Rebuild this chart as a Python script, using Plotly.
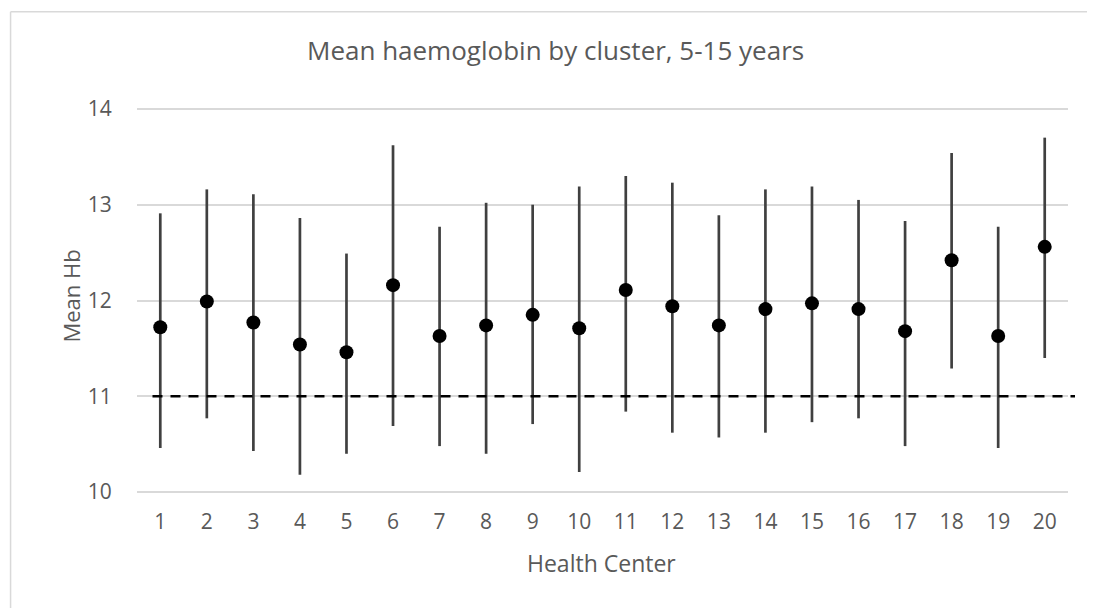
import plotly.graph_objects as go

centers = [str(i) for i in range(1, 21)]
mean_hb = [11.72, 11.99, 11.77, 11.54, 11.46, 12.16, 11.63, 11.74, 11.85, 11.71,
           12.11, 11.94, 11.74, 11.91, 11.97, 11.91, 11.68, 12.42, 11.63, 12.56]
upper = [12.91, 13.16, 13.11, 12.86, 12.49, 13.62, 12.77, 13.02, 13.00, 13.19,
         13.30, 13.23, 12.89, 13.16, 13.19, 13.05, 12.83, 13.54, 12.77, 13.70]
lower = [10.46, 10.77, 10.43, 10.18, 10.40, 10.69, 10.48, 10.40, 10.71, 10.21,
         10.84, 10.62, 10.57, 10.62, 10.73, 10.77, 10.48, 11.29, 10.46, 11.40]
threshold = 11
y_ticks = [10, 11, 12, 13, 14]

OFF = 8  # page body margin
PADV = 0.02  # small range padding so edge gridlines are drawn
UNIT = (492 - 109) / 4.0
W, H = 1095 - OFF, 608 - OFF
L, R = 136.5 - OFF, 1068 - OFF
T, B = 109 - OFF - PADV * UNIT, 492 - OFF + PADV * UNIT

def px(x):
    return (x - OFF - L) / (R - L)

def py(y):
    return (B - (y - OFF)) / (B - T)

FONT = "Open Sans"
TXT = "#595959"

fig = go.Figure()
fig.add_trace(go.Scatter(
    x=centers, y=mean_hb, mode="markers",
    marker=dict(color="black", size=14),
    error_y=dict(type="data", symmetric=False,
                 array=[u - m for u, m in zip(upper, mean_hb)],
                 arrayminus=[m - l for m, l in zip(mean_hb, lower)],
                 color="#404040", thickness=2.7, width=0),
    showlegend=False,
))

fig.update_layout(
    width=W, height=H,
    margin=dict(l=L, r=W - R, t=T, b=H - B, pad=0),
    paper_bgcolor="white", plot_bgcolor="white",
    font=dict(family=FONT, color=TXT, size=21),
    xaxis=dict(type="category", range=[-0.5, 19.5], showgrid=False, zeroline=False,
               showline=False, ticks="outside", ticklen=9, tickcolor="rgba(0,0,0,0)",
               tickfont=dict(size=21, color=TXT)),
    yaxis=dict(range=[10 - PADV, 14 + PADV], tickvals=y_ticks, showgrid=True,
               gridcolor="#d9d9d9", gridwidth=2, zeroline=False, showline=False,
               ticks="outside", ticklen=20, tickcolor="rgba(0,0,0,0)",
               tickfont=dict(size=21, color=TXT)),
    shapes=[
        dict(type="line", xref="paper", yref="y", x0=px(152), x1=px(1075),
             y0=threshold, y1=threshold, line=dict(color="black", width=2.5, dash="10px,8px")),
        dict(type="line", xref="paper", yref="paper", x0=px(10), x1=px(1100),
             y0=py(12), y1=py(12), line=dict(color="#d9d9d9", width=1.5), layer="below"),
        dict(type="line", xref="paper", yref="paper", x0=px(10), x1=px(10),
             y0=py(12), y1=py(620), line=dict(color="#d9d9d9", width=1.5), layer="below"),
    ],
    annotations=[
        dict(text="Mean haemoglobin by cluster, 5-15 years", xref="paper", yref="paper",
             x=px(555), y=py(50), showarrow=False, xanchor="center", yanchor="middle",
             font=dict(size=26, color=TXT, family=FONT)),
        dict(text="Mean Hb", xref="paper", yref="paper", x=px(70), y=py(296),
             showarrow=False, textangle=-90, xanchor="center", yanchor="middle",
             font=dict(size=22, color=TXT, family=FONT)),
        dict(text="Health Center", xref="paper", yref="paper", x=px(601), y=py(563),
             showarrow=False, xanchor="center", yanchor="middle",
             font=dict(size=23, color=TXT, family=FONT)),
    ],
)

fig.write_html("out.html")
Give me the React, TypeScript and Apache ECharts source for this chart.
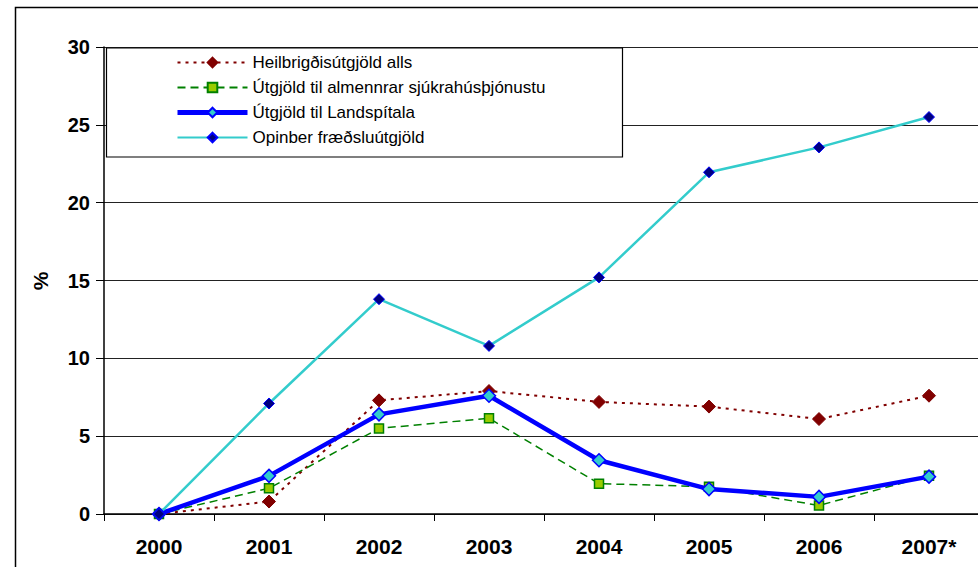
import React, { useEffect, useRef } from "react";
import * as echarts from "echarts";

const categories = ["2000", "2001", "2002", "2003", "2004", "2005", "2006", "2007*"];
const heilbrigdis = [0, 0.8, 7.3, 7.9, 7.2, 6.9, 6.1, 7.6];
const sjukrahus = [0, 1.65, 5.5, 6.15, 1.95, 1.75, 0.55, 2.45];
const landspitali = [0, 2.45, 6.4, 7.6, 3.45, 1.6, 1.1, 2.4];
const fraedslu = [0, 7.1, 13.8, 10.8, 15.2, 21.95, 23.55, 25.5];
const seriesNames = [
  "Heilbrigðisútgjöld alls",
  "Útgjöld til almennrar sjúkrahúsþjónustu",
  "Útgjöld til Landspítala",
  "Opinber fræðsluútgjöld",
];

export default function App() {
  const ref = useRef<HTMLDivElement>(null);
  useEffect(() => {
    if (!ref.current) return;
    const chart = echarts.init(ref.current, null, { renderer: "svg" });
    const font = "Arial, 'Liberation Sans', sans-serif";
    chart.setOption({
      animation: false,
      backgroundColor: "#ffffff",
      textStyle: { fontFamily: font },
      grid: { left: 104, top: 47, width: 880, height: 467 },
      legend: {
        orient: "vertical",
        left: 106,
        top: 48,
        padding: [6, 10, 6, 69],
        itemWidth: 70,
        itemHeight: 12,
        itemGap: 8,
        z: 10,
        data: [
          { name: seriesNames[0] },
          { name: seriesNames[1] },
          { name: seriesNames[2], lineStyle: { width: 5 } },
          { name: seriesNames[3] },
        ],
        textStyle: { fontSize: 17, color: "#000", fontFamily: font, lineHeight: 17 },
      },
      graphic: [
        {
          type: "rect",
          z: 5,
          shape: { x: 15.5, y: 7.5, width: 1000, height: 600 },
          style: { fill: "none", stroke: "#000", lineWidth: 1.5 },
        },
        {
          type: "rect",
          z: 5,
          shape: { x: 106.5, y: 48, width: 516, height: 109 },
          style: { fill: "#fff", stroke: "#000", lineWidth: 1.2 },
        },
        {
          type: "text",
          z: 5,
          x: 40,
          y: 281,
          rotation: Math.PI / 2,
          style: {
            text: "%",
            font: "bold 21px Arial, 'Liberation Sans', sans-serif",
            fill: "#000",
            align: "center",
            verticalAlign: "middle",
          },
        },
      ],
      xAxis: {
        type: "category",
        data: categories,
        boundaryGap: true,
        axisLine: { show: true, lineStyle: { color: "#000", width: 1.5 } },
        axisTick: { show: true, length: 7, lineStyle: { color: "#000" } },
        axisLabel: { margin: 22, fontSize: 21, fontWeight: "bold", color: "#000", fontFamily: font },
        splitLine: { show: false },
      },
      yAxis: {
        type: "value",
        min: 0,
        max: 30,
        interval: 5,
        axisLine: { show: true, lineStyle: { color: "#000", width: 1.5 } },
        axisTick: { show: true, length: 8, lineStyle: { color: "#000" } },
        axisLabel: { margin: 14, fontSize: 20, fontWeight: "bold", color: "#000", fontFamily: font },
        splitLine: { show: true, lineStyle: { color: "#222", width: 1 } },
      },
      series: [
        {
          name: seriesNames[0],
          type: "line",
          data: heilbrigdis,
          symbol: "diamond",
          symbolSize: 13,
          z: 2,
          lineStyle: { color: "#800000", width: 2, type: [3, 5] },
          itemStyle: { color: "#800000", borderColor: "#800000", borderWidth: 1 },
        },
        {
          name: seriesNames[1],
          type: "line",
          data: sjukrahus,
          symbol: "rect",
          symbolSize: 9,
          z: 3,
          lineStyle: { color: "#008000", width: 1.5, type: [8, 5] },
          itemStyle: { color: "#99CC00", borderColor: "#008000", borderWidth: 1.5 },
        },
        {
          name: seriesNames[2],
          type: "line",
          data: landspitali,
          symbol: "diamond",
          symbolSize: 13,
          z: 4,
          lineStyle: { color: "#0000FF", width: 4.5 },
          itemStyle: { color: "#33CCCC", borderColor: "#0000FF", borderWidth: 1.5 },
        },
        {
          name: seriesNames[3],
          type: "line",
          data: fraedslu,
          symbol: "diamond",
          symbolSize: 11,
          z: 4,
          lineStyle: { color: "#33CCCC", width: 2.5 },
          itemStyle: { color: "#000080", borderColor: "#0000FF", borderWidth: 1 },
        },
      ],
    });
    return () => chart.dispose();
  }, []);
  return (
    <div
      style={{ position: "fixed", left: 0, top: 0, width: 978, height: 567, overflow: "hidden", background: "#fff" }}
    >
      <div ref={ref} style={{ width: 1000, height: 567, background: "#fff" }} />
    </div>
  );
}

++++++

=== Instructions to follow ===
Using the data above, which lines fall from the one with "Give me the" through the one with "import * as"? Repeat them exactly, ends included, minus any pictures.

=== Reply ===
Give me the React, TypeScript and Apache ECharts source for this chart.
import React, { useEffect, useRef } from "react";
import * as echarts from "echarts";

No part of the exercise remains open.